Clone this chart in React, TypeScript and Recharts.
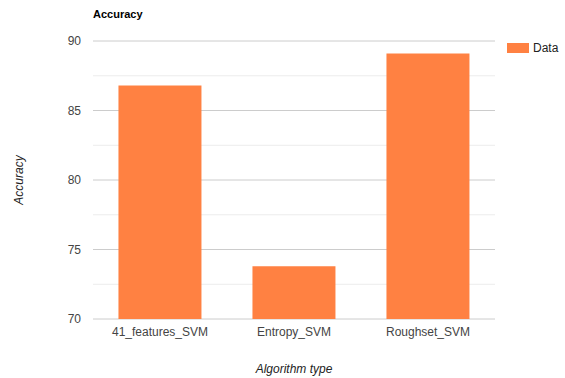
import React from 'react'
import { BarChart, Bar, XAxis, YAxis, CartesianGrid, Label } from 'recharts'

const algorithms = ['41_features_SVM', 'Entropy_SVM', 'Roughset_SVM']
const accuracy = [86.8, 73.8, 89.1]
const yTicks = [70, 75, 80, 85, 90]
const minorTicks = [72.5, 77.5, 82.5, 87.5]

const data = algorithms.map((name, i) => ({ name, value: accuracy[i] }))

const FONT = "Arial, 'Liberation Sans', sans-serif"
const BAR_COLOR = '#ff8142'

const App = () => {
    return (
        <div style={{ position: 'absolute', left: 0, top: 0, width: 565, height: 378, fontFamily: FONT, background: '#fff' }}>
            <div style={{ position: 'absolute', left: 93, top: 8, fontSize: 11, lineHeight: '13px', fontWeight: 'bold', color: '#000' }}>
                Accuracy
            </div>
            <BarChart
                width={565}
                height={378}
                data={data}
                margin={{ top: 41, right: 70, bottom: 0, left: 0 }}
                barCategoryGap="19%"
            >
                <CartesianGrid vertical={false} horizontalValues={minorTicks} stroke="#ececec" />
                <CartesianGrid vertical={false} stroke="#cccccc" />
                <XAxis
                    dataKey="name"
                    height={59}
                    axisLine={false}
                    tickLine={false}
                    tick={{ fill: '#444', fontSize: 12, fontFamily: FONT }}
                >
                    <Label
                        value="Algorithm type"
                        position="insideBottom"
                        offset={5}
                        style={{ fill: '#222', fontSize: 12, fontStyle: 'italic', fontFamily: FONT }}
                    />
                </XAxis>
                <YAxis
                    width={93}
                    domain={[70, 90]}
                    ticks={yTicks}
                    axisLine={false}
                    tickLine={false}
                    tickMargin={6}
                    tick={{ fill: '#444', fontSize: 12, fontFamily: FONT }}
                >
                    <Label
                        value="Accuracy"
                        angle={-90}
                        position="insideLeft"
                        offset={19}
                        style={{ fill: '#222', fontSize: 12, fontStyle: 'italic', fontFamily: FONT, textAnchor: 'middle' }}
                    />
                </YAxis>
                <Bar dataKey="value" fill={BAR_COLOR} isAnimationActive={false} />
            </BarChart>
            {/* legend */}
            <div style={{ position: 'absolute', left: 507, top: 41, display: 'flex', alignItems: 'center', fontSize: 12, color: '#222' }}>
                <span style={{ display: 'inline-block', width: 22, height: 10, background: BAR_COLOR }} />
                <span style={{ marginLeft: 4 }}>Data</span>
            </div>
        </div>
    )
}

export default App
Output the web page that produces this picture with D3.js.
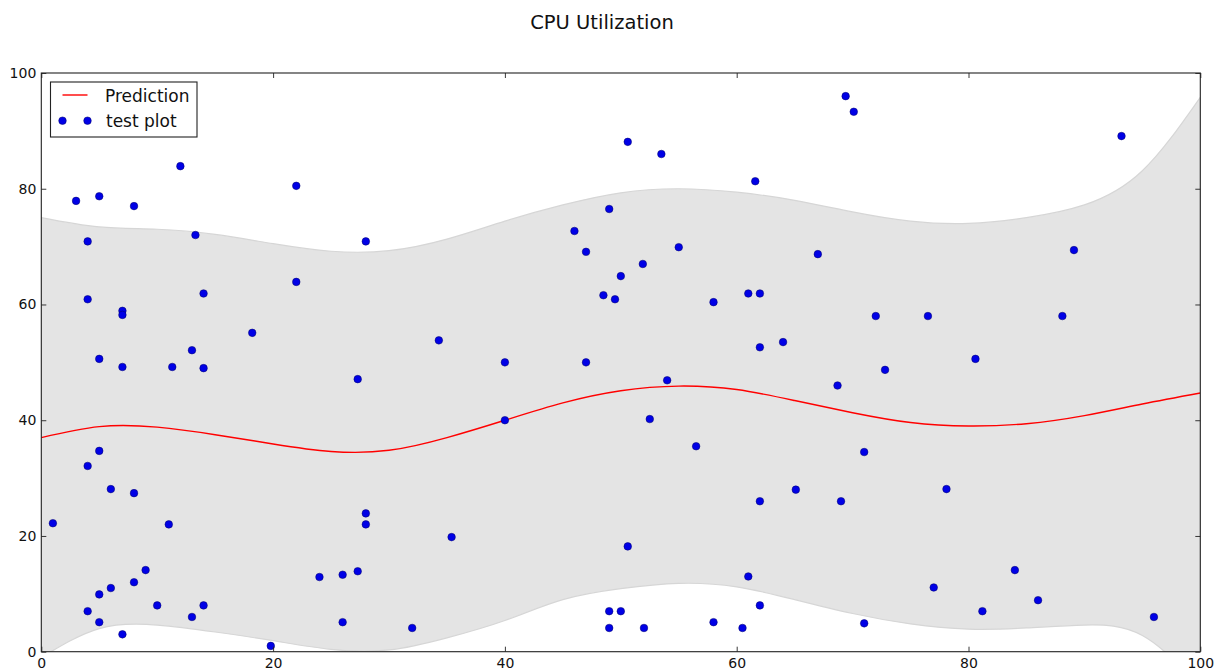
<!DOCTYPE html>
<html>
<head>
<meta charset="utf-8">
<script src="https://cdn.jsdelivr.net/npm/d3@7"></script>
<style>
  html, body { margin: 0; padding: 0; background: #fff; }
  svg { display: block; font-family: "DejaVu Sans", sans-serif; }
</style>
</head>
<body>
<svg id="chart" width="1221" height="669"></svg>
<script>
// Observed CPU utilization samples (time index, percent)
const sampleX = [1, 3, 4, 4, 4, 4, 5, 5, 5, 5, 5, 6, 6, 7, 7, 7, 7, 8, 8, 8, 9, 10, 11, 11.3, 12, 13, 13, 13.3, 14, 14, 14,
  18.2, 19.8, 22, 22, 24, 26, 26, 27.3, 27.3, 28, 28, 28, 32, 34.3, 35.4, 40, 40, 46, 47, 47, 48.5, 49, 49, 49, 49.5,
  50, 50, 50.6, 50.6, 51.9, 52, 52.5, 53.5, 54, 55, 56.5, 58, 58, 60.5, 61, 61, 61.6, 62, 62, 62, 62, 64, 65.1, 67,
  68.7, 69, 69.4, 70.1, 71, 71, 72, 72.8, 76.5, 77, 78.1, 80.6, 81.2, 84, 86, 88.1, 89.1, 93.2, 96];
const sampleY = [22.2, 77.9, 70.9, 60.9, 32.1, 7, 78.7, 50.6, 34.7, 9.9, 5.1, 28.1, 11, 58.9, 58.2, 49.2, 3, 77, 27.4, 12,
  14.1, 8, 22, 49.2, 83.9, 52.1, 6, 72, 61.9, 49, 8, 55.1, 1, 80.5, 63.9, 12.9, 13.3, 5.1, 47.1, 13.9, 70.9, 23.9, 22,
  4.1, 53.8, 19.8, 50, 40, 72.7, 69.1, 50, 61.6, 76.5, 7, 4.1, 60.9, 64.9, 7, 88.1, 18.2, 67, 4.1, 40.2, 86, 46.9,
  69.9, 35.5, 60.4, 5.1, 4.1, 61.9, 13, 81.3, 61.9, 52.6, 26, 8, 53.5, 28, 68.7, 46, 26, 96, 93.3, 34.5, 4.9, 58,
  48.7, 58, 11.1, 28.1, 50.6, 7, 14.1, 8.9, 58, 69.4, 89.1, 6];

// Model prediction and confidence band on a regular grid
const gridX = [0, 5, 10, 15, 20, 25, 30, 35, 40, 45, 50, 55, 60, 65, 70, 75, 80, 85, 90, 95, 100];
const predicted = [37.0, 38.9, 38.8, 37.5, 35.9, 34.6, 34.8, 37.0, 40.0, 43.0, 45.1, 45.9, 45.3, 43.4, 41.3, 39.6,
  39.0, 39.4, 40.8, 42.8, 44.7];
const upperBound = [75.0, 73.4, 73.0, 72.1, 70.5, 69.2, 69.3, 71.3, 74.4, 77.2, 79.3, 80.0, 79.4, 78.0, 76.0, 74.4,
  74.0, 75.0, 77.2, 83.1, 95.8];
const lowerBound = [-1.0, 4.0, 4.6, 3.4, 1.9, 0.4, 0.3, 2.4, 5.4, 9.0, 10.9, 11.8, 11.2, 9.0, 6.6, 4.8,
  3.9, 4.1, 4.6, 2.8, -6.2];

const xTicks = [0, 20, 40, 60, 80, 100];
const yTicks = [0, 20, 40, 60, 80, 100];

const chartTitle = "CPU Utilization";
const legendLabels = ["Prediction", "test plot"];

const svg = d3.select("#chart");
const plot = { left: 41.3, right: 1200.3, top: 73, bottom: 651.7 };

const x = d3.scaleLinear().domain([0, 100]).range([plot.left, plot.right]);
const y = d3.scaleLinear().domain([0, 100]).range([plot.bottom, plot.top]);

svg.append("defs").append("clipPath").attr("id", "plotClip")
  .append("rect")
  .attr("x", plot.left).attr("y", plot.top)
  .attr("width", plot.right - plot.left).attr("height", plot.bottom - plot.top);

const body = svg.append("g").attr("clip-path", "url(#plotClip)");

const bandData = gridX.map((d, i) => ({ x: d, lo: lowerBound[i], hi: upperBound[i] }));
const band = d3.area()
  .x(d => x(d.x))
  .y0(d => y(d.lo))
  .y1(d => y(d.hi))
  .curve(d3.curveNatural);

body.append("path")
  .datum(bandData)
  .attr("d", band)
  .attr("fill", "#e4e4e4")
  .attr("stroke", "#d6d6d6")
  .attr("stroke-width", 1.2);

const predLine = d3.line()
  .x((d, i) => x(gridX[i]))
  .y(d => y(d))
  .curve(d3.curveNatural);

body.append("path")
  .datum(predicted)
  .attr("d", predLine)
  .attr("fill", "none")
  .attr("stroke", "#ff0000")
  .attr("stroke-width", 1.4);

body.append("g").selectAll("circle")
  .data(sampleX.map((d, i) => [d, sampleY[i]]))
  .join("circle")
  .attr("cx", d => x(d[0]))
  .attr("cy", d => y(d[1]))
  .attr("r", 3.8)
  .attr("fill", "#0000e6")
  .attr("stroke", "#00006a")
  .attr("stroke-width", 0.5);

// Axes: labels on bottom/left, inward ticks on all four sides
const tickLen = 5;
const axisBottom = d3.axisBottom(x).tickValues(xTicks).tickSizeInner(-tickLen).tickSizeOuter(0).tickPadding(6)
  .tickFormat(d3.format("d"));
const axisLeft = d3.axisLeft(y).tickValues(yTicks).tickSizeInner(-tickLen).tickSizeOuter(0).tickPadding(5)
  .tickFormat(d3.format("d"));
const axisTop = d3.axisTop(x).tickValues(xTicks).tickSizeInner(-tickLen).tickSizeOuter(0).tickFormat("");
const axisRight = d3.axisRight(y).tickValues(yTicks).tickSizeInner(-tickLen).tickSizeOuter(0).tickFormat("");

function styleAxis(g) {
  g.select(".domain").remove();
  g.selectAll(".tick line").attr("stroke", "#222").attr("stroke-width", 0.9);
  g.selectAll(".tick text").attr("fill", "#111").attr("font-size", 14)
    .attr("font-family", "DejaVu Sans, sans-serif");
}

svg.append("g").attr("transform", `translate(0,${plot.bottom})`).call(axisBottom).call(styleAxis)
  .selectAll(".tick text").attr("dy", "0.72em");
svg.append("g").attr("transform", `translate(${plot.left},0)`).call(axisLeft).call(styleAxis);
svg.append("g").attr("transform", `translate(0,${plot.top})`).call(axisTop).call(styleAxis);
svg.append("g").attr("transform", `translate(${plot.right},0)`).call(axisRight).call(styleAxis);

// Frame around the plotting area
svg.append("rect")
  .attr("x", plot.left).attr("y", plot.top)
  .attr("width", plot.right - plot.left).attr("height", plot.bottom - plot.top)
  .attr("fill", "none")
  .attr("stroke", "#222")
  .attr("stroke-width", 1.1);

svg.append("text")
  .attr("x", 602)
  .attr("y", 29)
  .attr("text-anchor", "middle")
  .attr("font-size", 19.5)
  .attr("fill", "#111")
  .text(chartTitle);

// Legend
const legend = svg.append("g").attr("transform", "translate(50.5,82)");
legend.append("rect")
  .attr("width", 146.5).attr("height", 55)
  .attr("fill", "#fff")
  .attr("stroke", "#222")
  .attr("stroke-width", 1.1);
legend.append("line")
  .attr("x1", 12).attr("x2", 37).attr("y1", 13).attr("y2", 13)
  .attr("stroke", "#ff0000").attr("stroke-width", 1.4);
legend.append("text")
  .attr("x", 54.5).attr("y", 19.5)
  .attr("font-size", 17).attr("fill", "#111")
  .text(legendLabels[0]);
[12, 37].forEach(cx => {
  legend.append("circle")
    .attr("cx", cx).attr("cy", 38.7).attr("r", 3.8)
    .attr("fill", "#0000e6").attr("stroke", "#00006a").attr("stroke-width", 0.5);
});
legend.append("text")
  .attr("x", 55.5).attr("y", 44.5)
  .attr("font-size", 17).attr("fill", "#111")
  .text(legendLabels[1]);
</script>
</body>
</html>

Required work:
Reproduce the material above from its first line through the line containing "YAxis, CartesianGrid, Label", both ends included, and skip every picture.

Response to this exercise:
Clone this chart in React, TypeScript and Recharts.
import React from 'react'
import { BarChart, Bar, XAxis, YAxis, CartesianGrid, Label } from 'recharts'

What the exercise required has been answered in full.